In this study, a total of 47 patients were analyzed and grouped based on their tumor type as either adenomas (38 patients) or non-adenomas (nine patients). Patient characteristics including age, gender, height, weight, BMI, glucose levels, fasting duration, and FDG-18 uptake values were collected. The only significant difference observed between the two groups was in gender distribution. The non-adenomas group had a higher proportion of females (67%) than males (33%), while the adenomas group had a higher proportion of males (58%) than females (42%).
This research analysis data for the patients who have a mass in one side of the adrenal gland of both adenomas and non-adenomas groups showed that the adrenal mass activity 3D (MBq) for the adenomas group was significantly higher than the non-adenomas group. In adrenal mass activity 2D (MBq), the non-adenomas group had a significantly higher value than the adenomas group. The maximal standard uptake values (SUV) (MBq/ml) for the non-adenomas group had a greater significant mean value than the adenomas group. In this study, the injected dose (ID) of 18- FDG given to patient shows that there is no significant correlation between the injected dose of FDG-18 and the Adrenal mass activity in 3 Dimensions (MBq), Adrenal mass activity in 2 Dimensions (MBq), and the maximum standard uptake values (SUV) (MBq/ml) for both groups with a mass in one side.
While the PET portion of PET/CT has been well-established, the best way to describe adrenal lesions is still up for dispute. Our study agreed with study, who evaluated 175 adrenal lesions in 150 patients by PET/CT, showed relatively high-test specificity (92%) when quantitative SUV PET data were used (which increased to 98% when CT densitometry was incorporated). On the other hand, in Caoili et al. study of 38 patients, the SUV test specificity to detect malignant disease was only 78% . Similar to our results, SUV test specificity to detect malignant disease was only 75% in a small study in 14 patients. That is in contrast with previous study finding by, Caoili et al. found that the use of the maximum SUV was not helpful in discriminating benign from malignant lesions .
Many neoplasms have elevated glucose metabolism, which may be detected by the functional imaging technique 18F-FDG PET. Evidence suggests that adrenal metastases may be distinguished from adenomas using 18F-FDG PET. With the enhanced uptake on 18F-FDG PET of 14 malignant adrenal lesions, adrenal metastasis was detected with a sensitivity and specificity of 100% in a prospective investigation of 24 adrenal masses in patients with known malignancy .

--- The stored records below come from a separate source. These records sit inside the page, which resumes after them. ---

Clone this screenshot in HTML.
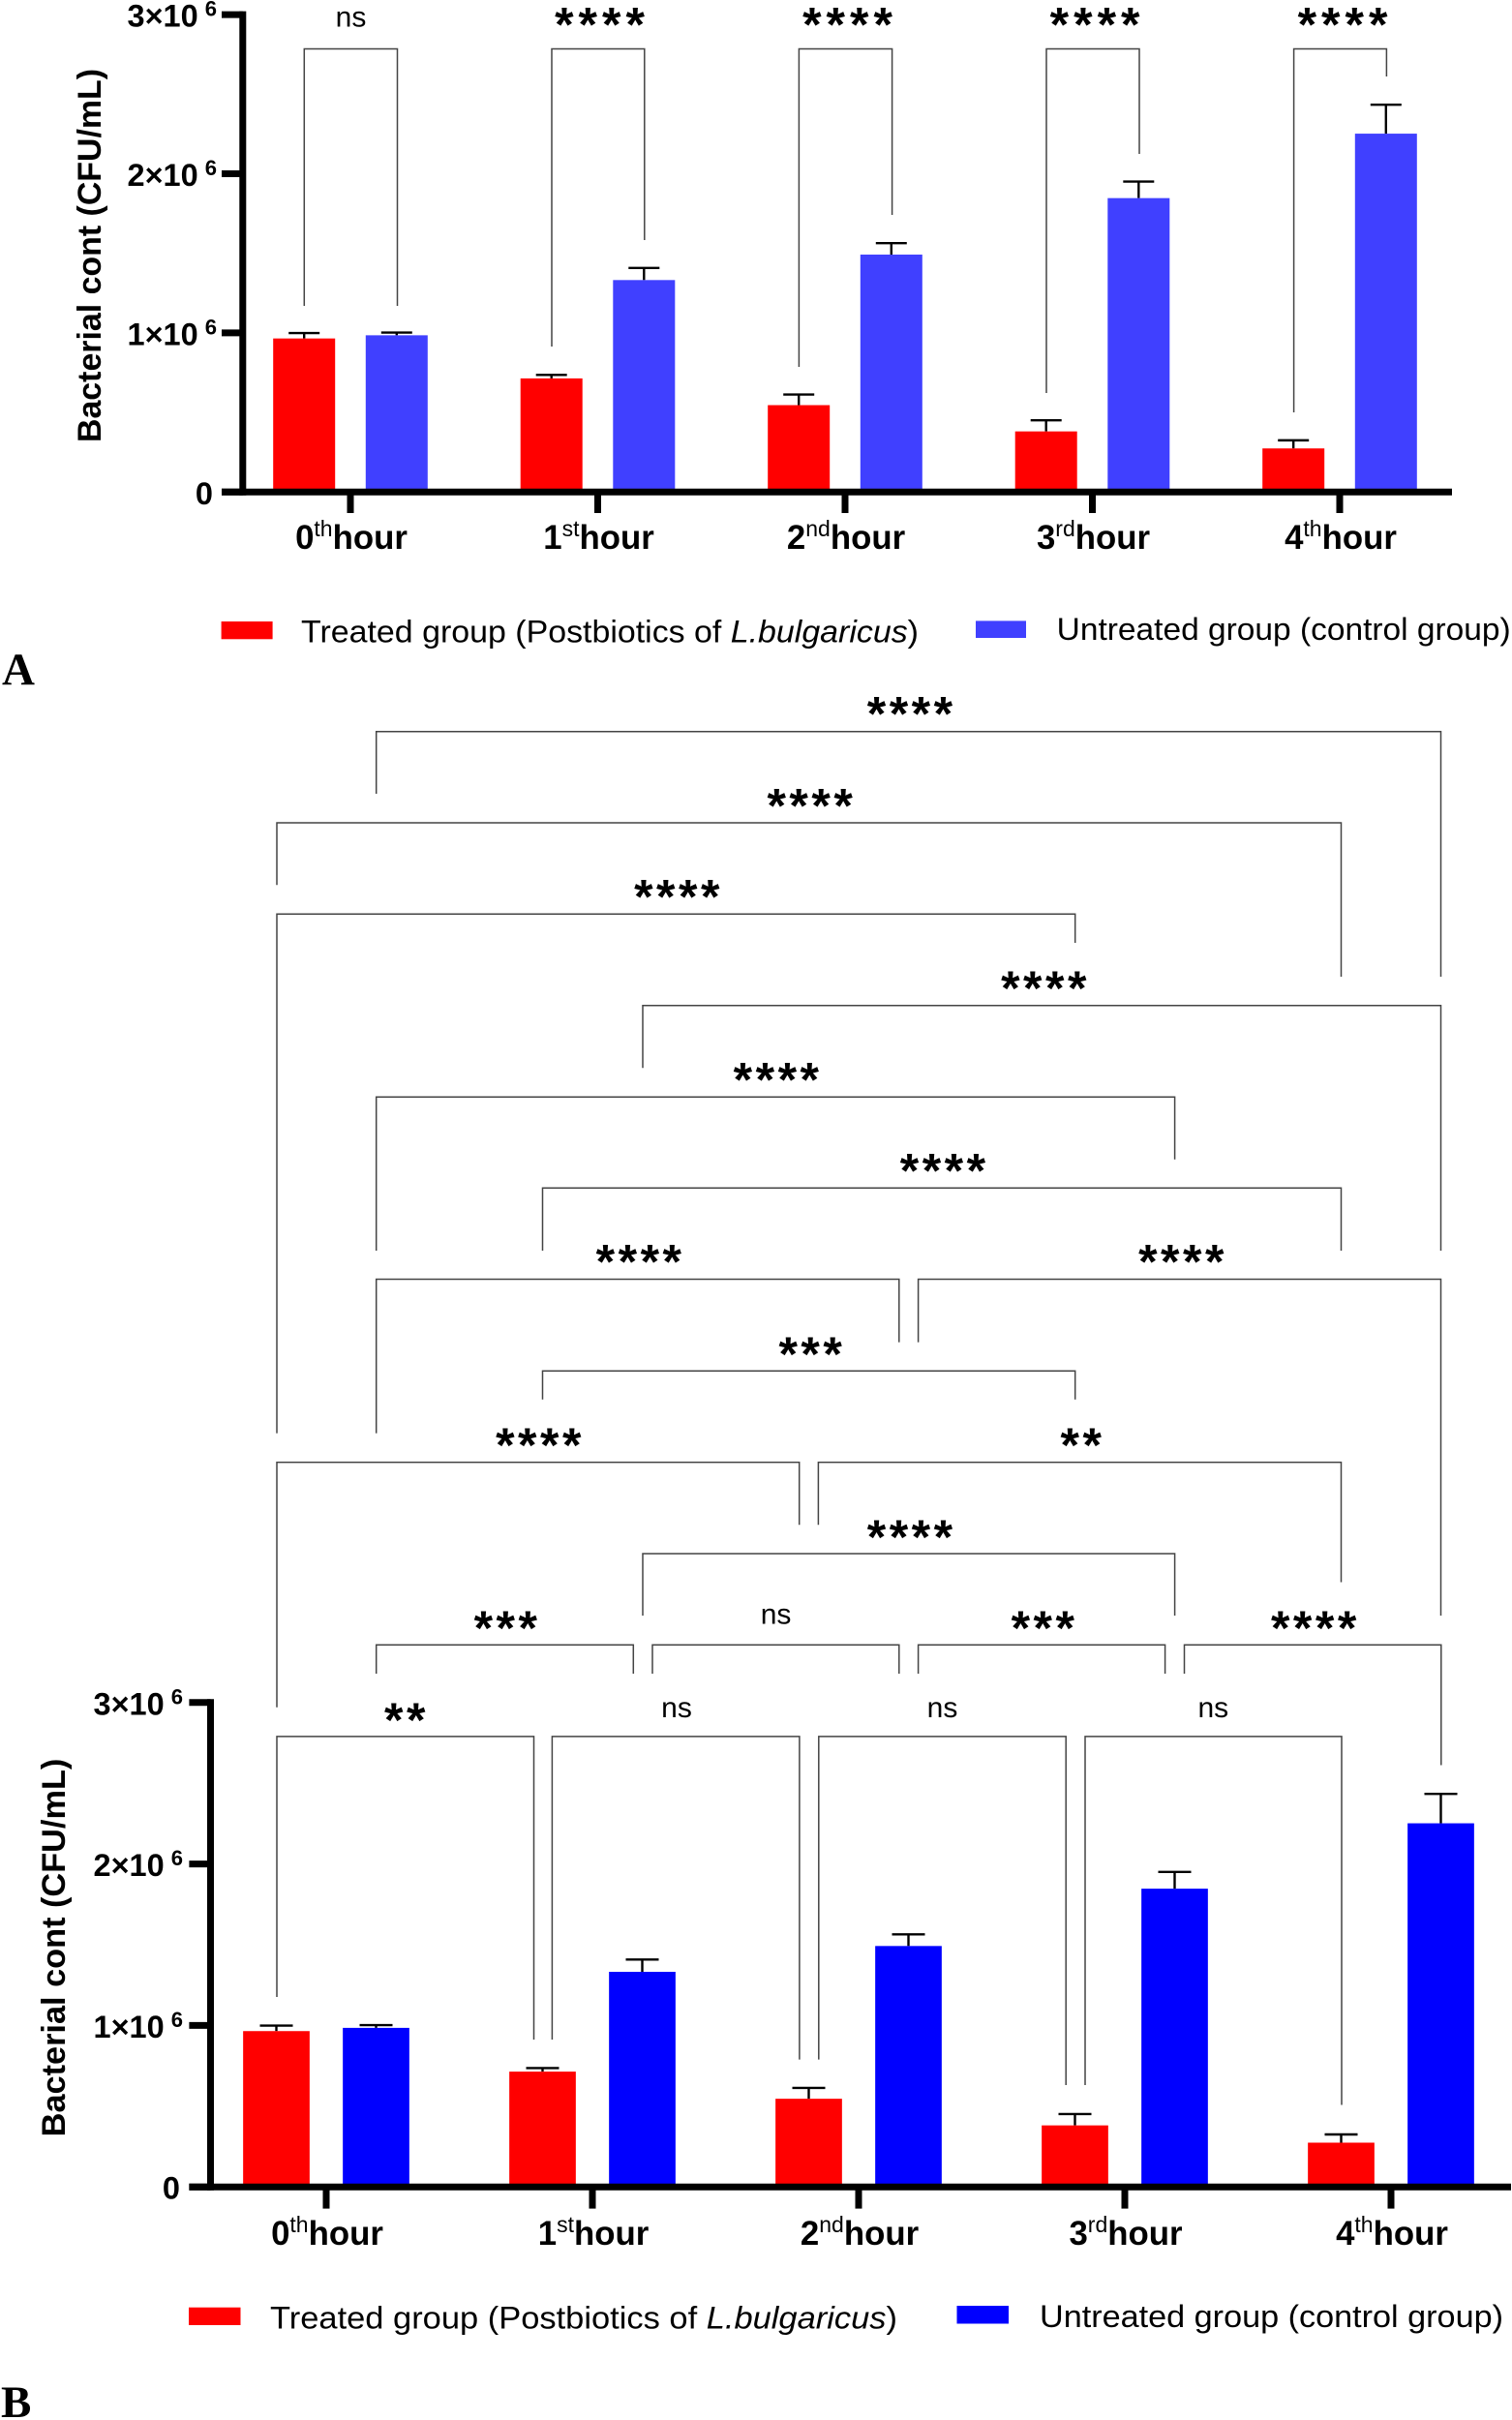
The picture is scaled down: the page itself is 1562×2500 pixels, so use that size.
<!DOCTYPE html>
<html lang="en">
<head>
<meta charset="utf-8">
<title>Bacterial count over time</title>
<style>
html,body{margin:0;padding:0;background:#fff;width:1562px;height:2500px;overflow:hidden}
svg{display:block}
text{font-family:"Liberation Sans",sans-serif;fill:#000}
.br{fill:none;stroke:#444;stroke-width:1.5}
.st{font-size:50px;font-weight:bold;letter-spacing:5px;text-anchor:middle;transform:translate(3px,22.6px)}
.st2{font-size:50px;font-weight:bold;letter-spacing:3.5px;text-anchor:middle;transform:translate(2px,24px)}
.ns{font-size:30px;text-anchor:middle}
.leg{font-size:32.5px}
.pl{font-family:"Liberation Serif",serif;font-weight:bold;font-size:47px}
</style>
</head>
<body>
<svg id="fig" xmlns="http://www.w3.org/2000/svg" width="1562" height="2500" viewBox="0 0 1562 2500">
<rect width="1562" height="2500" fill="#fff"/>

<g id="panel-a"></g>
<g id="panel-b"></g>

<!-- Panel A significance brackets -->
<g>
<path class="br" d="M314.3 316V50.5H410.5V316"/>
<text class="ns" x="362.5" y="27.3">ns</text>
<path class="br" d="M570 358V50.5H665.8V248"/>
<text class="st" x="619" y="20">****</text>
<path class="br" d="M825.4 379V50.5H921.6V222"/>
<text class="st" x="875" y="20">****</text>
<path class="br" d="M1081 406V50.5H1177V159"/>
<text class="st" x="1130.6" y="20">****</text>
<path class="br" d="M1336.6 426V50.5H1432.4V79"/>
<text class="st" x="1386.5" y="20">****</text>
</g>

<!-- Panel B significance brackets -->
<g>
<path class="br" d="M388.7 820V755.7H1488.5V1009"/>
<text class="st2" x="939.7" y="730.7">****</text>
<path class="br" d="M286 914.3V850H1385.5V1009"/>
<text class="st2" x="836.4" y="825.3">****</text>
<path class="br" d="M286 1480.6V944.3H1110.7V974"/>
<text class="st2" x="699" y="919.3">****</text>
<path class="br" d="M664 1103.3V1038.7H1488.5V1292"/>
<text class="st2" x="1078" y="1014">****</text>
<path class="br" d="M388.7 1292V1133.3H1213.6V1197.7"/>
<text class="st2" x="801.6" y="1108.3">****</text>
<path class="br" d="M560.5 1292V1227.2H1385.5V1292"/>
<text class="st2" x="973.7" y="1202.7">****</text>
<path class="br" d="M388.7 1480.6V1321.5H928.8V1386.6"/>
<text class="st2" x="659.6" y="1296.4">****</text>
<path class="br" d="M948.6 1386.6V1321.5H1488.5V1669"/>
<text class="st2" x="1220" y="1296.4">****</text>
<path class="br" d="M560.5 1445.8V1416.2H1110.7V1445.8"/>
<text class="st2" x="836.9" y="1391.8">***</text>
<path class="br" d="M286 1763.8V1510.6H825.7V1575.3"/>
<text class="st2" x="556" y="1485.8">****</text>
<path class="br" d="M845.4 1575.3V1510.6H1385.5V1634.5"/>
<text class="st2" x="1116.5" y="1485.8">**</text>
<path class="br" d="M664 1669V1605H1213.6V1669"/>
<text class="st2" x="939.7" y="1581.2">****</text>
<path class="br" d="M388.7 1729V1699.3H654.3V1729"/>
<text class="st2" x="522" y="1675.2">***</text>
<path class="br" d="M674 1729V1699.3H928.8V1729"/>
<text class="ns" x="801.6" y="1677.6">ns</text>
<path class="br" d="M948.6 1729V1699.3H1203.6V1729"/>
<text class="st2" x="1077" y="1675.2">***</text>
<path class="br" d="M1223.5 1729V1699.3H1488.8V1823.5"/>
<text class="st2" x="1356.9" y="1675.2">****</text>
<path class="br" d="M286 2063V1793.9H551.5V2107"/>
<text class="st2" x="418" y="1770">**</text>
<path class="br" d="M570.4 2107V1793.9H825.9V2127.6"/>
<text class="ns" x="699" y="1774">ns</text>
<path class="br" d="M845.8 2127.6V1793.9H1101.2V2154"/>
<text class="ns" x="973.5" y="1774">ns</text>
<path class="br" d="M1121 2154V1793.9H1386V2174.5"/>
<text class="ns" x="1253.3" y="1774">ns</text>
</g>

<!-- Legends -->
<g>
<rect x="228.6" y="642" width="53" height="18.3" fill="#ff0000"/>
<text class="leg" x="311" y="663.5" textLength="638" lengthAdjust="spacingAndGlyphs">Treated group (Postbiotics of <tspan font-style="italic">L.bulgaricus</tspan>)</text>
<rect x="1008" y="641.4" width="52" height="17.6" fill="#4040ff"/>
<text class="leg" x="1091.7" y="661" textLength="469" lengthAdjust="spacingAndGlyphs">Untreated group (control group)</text>
</g>
<g>
<rect x="195" y="2383.7" width="53.5" height="18.3" fill="#ff0000"/>
<text class="leg" x="279" y="2405.6" textLength="648" lengthAdjust="spacingAndGlyphs">Treated group (Postbiotics of <tspan font-style="italic">L.bulgaricus</tspan>)</text>
<rect x="988.5" y="2382" width="53.5" height="18.5" fill="#0000ff"/>
<text class="leg" x="1074" y="2404" textLength="479" lengthAdjust="spacingAndGlyphs">Untreated group (control group)</text>
</g>

<text class="pl" x="2" y="707">A</text>
<text class="pl" x="1" y="2497">B</text>
</svg>

<script>
const hours = ["0", "1", "2", "3", "4"];
const hourSuffixes = ["th", "st", "nd", "rd", "th"];
const treatedValues = [965000, 714000, 546000, 381000, 274000];
const treatedErrors = [34000, 22000, 67000, 70000, 51000];
const untreatedValues = [985000, 1332000, 1492000, 1847000, 2252000];
const untreatedErrors = [17000, 76000, 72000, 104000, 182000];
const yTicks = [0, 1000000, 2000000, 3000000];
const yTickLabels = ["0", "1×10", "2×10", "3×10"];
const yTickExponent = "6";
const yTitle = "Bacterial cont (CFU/mL)";

const SVGNS = "http://www.w3.org/2000/svg";
function mk(parent, tag, attrs, text) {
  const el = document.createElementNS(SVGNS, tag);
  for (const k in attrs) el.setAttribute(k, attrs[k]);
  if (text !== undefined) el.textContent = text;
  parent.appendChild(el);
  return el;
}

function drawPanel(cfg) {
  const g = document.getElementById(cfg.id);
  const yScale = v => cfg.y0 - (v / 1000000) * cfg.pxPerMillion;
  const xScale = i => cfg.x0 + i * cfg.step;

  // bars and error bars
  function series(values, errors, offset, color, label) {
    values.forEach((v, i) => {
      const cx = xScale(i) + offset;
      const top = yScale(v);
      const errTop = yScale(v + errors[i]);
      const stem = mk(g, "line", {x1: cx, x2: cx, y1: top, y2: errTop, stroke: "#000", "stroke-width": 2.4});
      
      
      const cap = mk(g, "line", {x1: cx - cfg.capW / 2, x2: cx + cfg.capW / 2, y1: errTop, y2: errTop, stroke: "#000", "stroke-width": 2.4});
      
      
      const bar = mk(g, "rect", {x: cx - cfg.barW / 2, y: top, width: cfg.barW, height: cfg.y0 - top, fill: color});
      
      
    });
  }
  series(treatedValues, treatedErrors, -cfg.offset, "#ff0000", "treated");
  series(untreatedValues, untreatedErrors, cfg.offset, cfg.blue, "untreated");

  // axes
  const topY = yScale(yTicks[yTicks.length - 1]);
  const yAxis = mk(g, "line", {x1: cfg.axisX, x2: cfg.axisX, y1: topY - 3.5, y2: cfg.y0 + 3.5, stroke: "#000", "stroke-width": 7});
  
  
  const xAxis = mk(g, "line", {x1: cfg.tickLeft, x2: cfg.axisEnd, y1: cfg.y0, y2: cfg.y0, stroke: "#000", "stroke-width": 7});
  
  

  // y ticks
  yTicks.forEach((t, i) => {
    const y = yScale(t);
    const tick = mk(g, "line", {x1: cfg.tickLeft, x2: cfg.axisX, y1: y, y2: y, stroke: "#000", "stroke-width": 7});
    
    
    const lab = mk(g, "text", {x: t === 0 ? cfg.zeroRight : cfg.labelLeft, y: y + 12.5, "font-size": 32.5, "font-weight": "bold", "text-anchor": t === 0 ? "end" : "start"}, yTickLabels[i]);
    
    
    if (t !== 0) {
      const sup = mk(lab, "tspan", {dx: 7, dy: -11, "font-size": 22}, yTickExponent);
      
      
    }
  });

  // x ticks and category labels
  hours.forEach((h, i) => {
    const x = xScale(i);
    const tick = mk(g, "line", {x1: x, x2: x, y1: cfg.y0, y2: cfg.tickBottom, stroke: "#000", "stroke-width": 7});
    
    
    const lab = mk(g, "text", {x: x + 1, y: cfg.catY, "font-size": 34.8, "font-weight": "bold", "text-anchor": "middle"}, h);
    
    
    mk(lab, "tspan", {dy: -13, "font-size": 23, "font-weight": "normal"}, hourSuffixes[i]);
    mk(lab, "tspan", {dy: 13}, "hour");
  });

  // y title
  const title = mk(g, "text", {x: 0, y: 0, "font-size": cfg.titleSize, "font-weight": "bold", "text-anchor": "middle", transform: "translate(" + cfg.titleX + " " + cfg.titleY + ") rotate(-90)"}, yTitle);
  
  
}

drawPanel({id: "panel-a", y0: 508.3, pxPerMillion: 164.4, x0: 362, step: 255.5, offset: 47.8, barW: 64, capW: 32, axisX: 250.8, axisEnd: 1500, tickLeft: 229, labelLeft: 131.5, zeroRight: 220, tickBottom: 530, catY: 567, blue: "#4040ff", titleX: 104, titleY: 264, titleSize: 33.9});
drawPanel({id: "panel-b", y0: 2259.2, pxPerMillion: 166.8, x0: 337, step: 275, offset: 51.5, barW: 68.7, capW: 34, axisX: 217.5, axisEnd: 1561, tickLeft: 195.4, labelLeft: 96.5, zeroRight: 186, tickBottom: 2281.6, catY: 2319, blue: "#0000ff", titleX: 67, titleY: 2012, titleSize: 34.3});
</script>
</body>
</html>
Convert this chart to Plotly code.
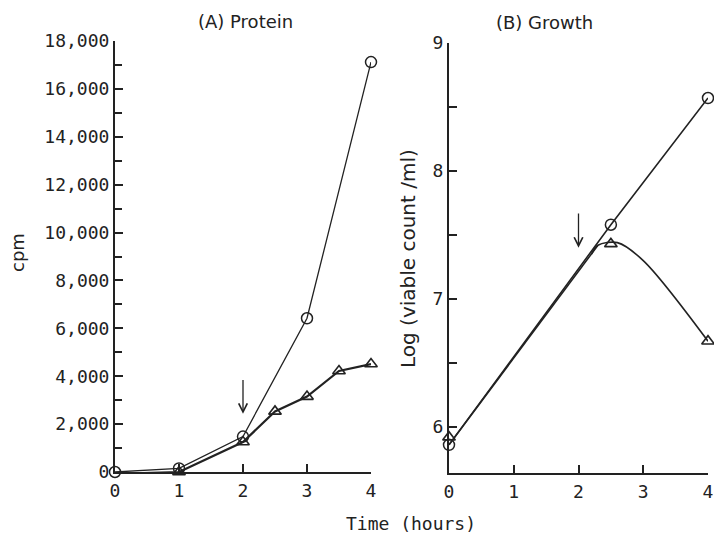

In summary, 18F-FDG PET/CT is a dependable non-invasive imaging modality that incorporates established CT attenuation criteria along with meticulous examination of FDG activity. It can effectively differentiate between benign and malignant adrenal masses in patients with suspected cancer who present with unilateral adrenal mass. Additionally, 18F-FDG PET/CT can be employed for the assessment of adrenal masses in patients without malignancy. This approach provides a useful diagnostic tool for evaluating adrenal masses in a non-invasive manner.